** Set problem **
Everything from the opening line of the records below through the line with "#---- data" must be duplicated exactly, pictures left out.

☆ ☆ ☆

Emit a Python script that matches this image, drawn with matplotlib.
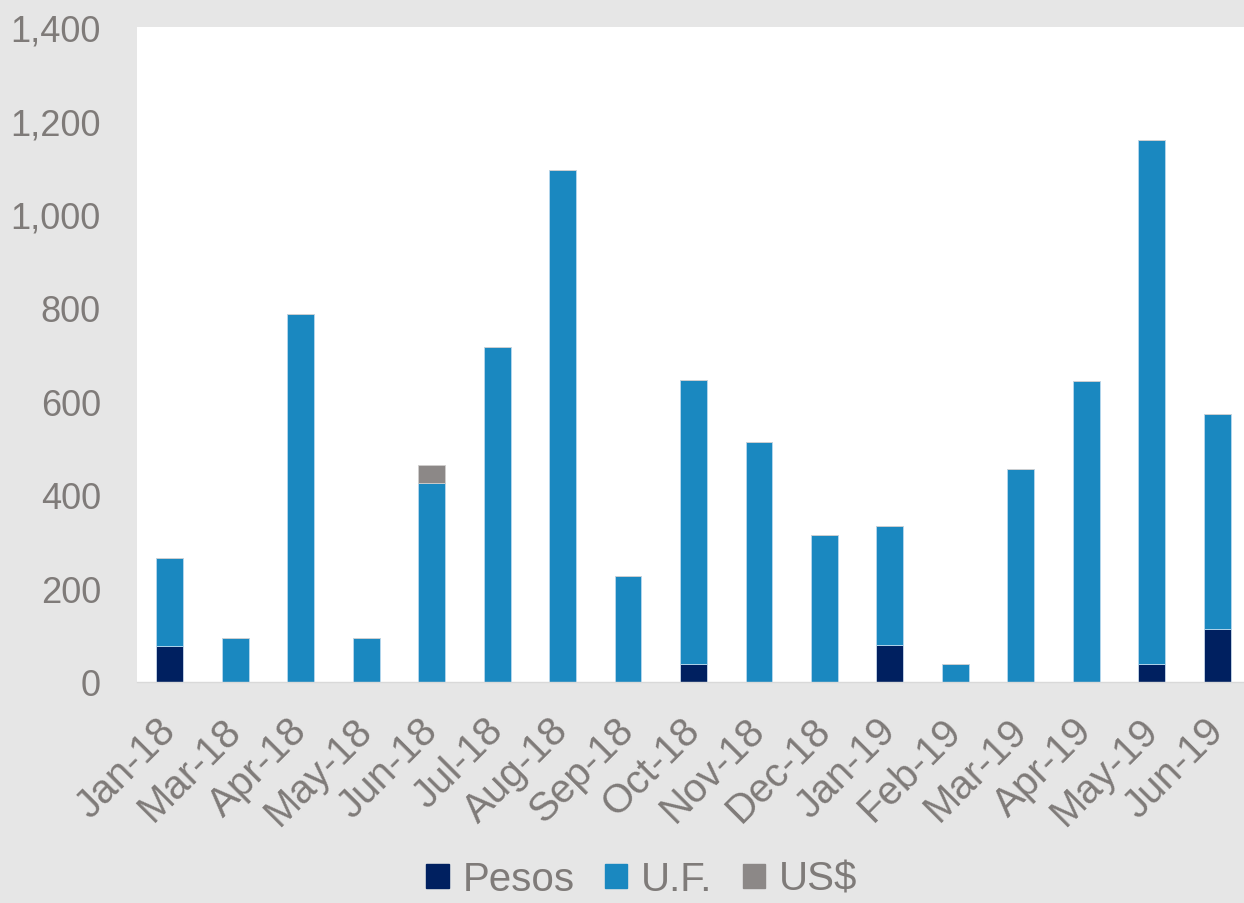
import numpy as np
import matplotlib
matplotlib.use('Agg')
from matplotlib import pyplot as plt
from matplotlib.patches import Patch

plt.rcParams['font.family'] = ['Liberation Sans', 'DejaVu Sans']

#---- data

months = ['Jan-18', 'Mar-18', 'Apr-18', 'May-18', 'Jun-18', 'Jul-18', 'Aug-18',
          'Sep-18', 'Oct-18', 'Nov-18', 'Dec-18', 'Jan-19', 'Feb-19', 'Mar-19',
          'Apr-19', 'May-19', 'Jun-19']
pesos = [77, 0, 0, 0, 0, 0, 0, 0, 39, 0, 0, 79, 0, 0, 0, 39, 114]
uf = [189, 95, 787, 95, 426, 715, 1094, 226, 606, 513, 315, 254, 39, 456,
      643, 1120, 458]
usd = [0, 0, 0, 0, 38, 0, 0, 0, 0, 0, 0, 0, 0, 0, 0, 0, 0]

C_PESOS = '#002060'
C_UF = '#1a88c0'
C_USD = '#8c8887'
C_TXT = '#7f7b79'
C_BG = '#e6e6e6'

#---- figure

fig = plt.figure(figsize=(12.44, 9.04), dpi=100, facecolor=C_BG)
ax = fig.add_axes([137/1244, 1-683/904, (1250-137)/1244, (683-28)/904])
ax.set_facecolor('white')

x = np.arange(len(months))
w = 0.41
pesos = np.array(pesos)
uf = np.array(uf)
usd = np.array(usd)

ax.bar(x, pesos, w, color=C_PESOS, edgecolor='#c9d9ea', linewidth=0.6)
ax.bar(x, uf, w, bottom=pesos, color=C_UF, edgecolor='#b8d8ee', linewidth=0.6)
ax.bar(x, usd, w, bottom=pesos+uf, color=C_USD, edgecolor='#d0cecd', linewidth=0.6)

ax.set_xlim(-0.5, len(months)-0.5)
ax.set_ylim(0, 1400)
ax.set_yticks(np.arange(0, 1401, 200))
ax.set_yticklabels(['{:,}'.format(v) for v in range(0, 1401, 200)])

for s in ['top', 'right', 'left']:
    ax.spines[s].set_visible(False)
ax.spines['bottom'].set_color('#d9d9d9')
ax.spines['bottom'].set_linewidth(1.0)

ax.tick_params(axis='both', length=0, labelcolor=C_TXT)
ax.tick_params(axis='y', pad=26, labelsize=26)
ax.tick_params(axis='x', pad=30, labelsize=29)
ax.set_xticks(x)
ax.set_xticklabels(months, rotation=45, ha='right', va='center',
                   rotation_mode='anchor')

handles = [Patch(color=C_PESOS), Patch(color=C_UF), Patch(color=C_USD)]
fig.legend(handles, ['Pesos', 'U.F.', 'US$'], loc='center',
           bbox_to_anchor=(642/1244, 1-880/904), ncol=3, frameon=False,
           fontsize=29, labelcolor=C_TXT, handlelength=0.55, handleheight=0.55,
           handletextpad=0.35, columnspacing=0.75, borderpad=0.1)

fig.savefig('out.png', dpi=100, facecolor=C_BG)
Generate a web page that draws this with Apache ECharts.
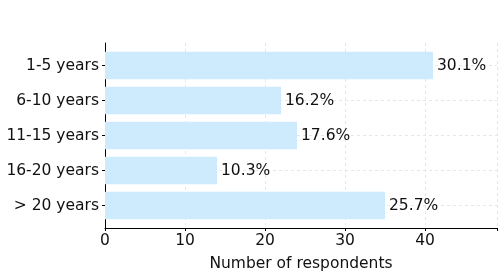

☆ ☆ ☆

** Response to the task **
Emit a Python script that matches this image, drawn with matplotlib.
import numpy as np
import matplotlib
matplotlib.use('Agg')
from matplotlib import pyplot as plt
from matplotlib.patches import Patch

plt.rcParams['font.family'] = ['Liberation Sans', 'DejaVu Sans']

#---- data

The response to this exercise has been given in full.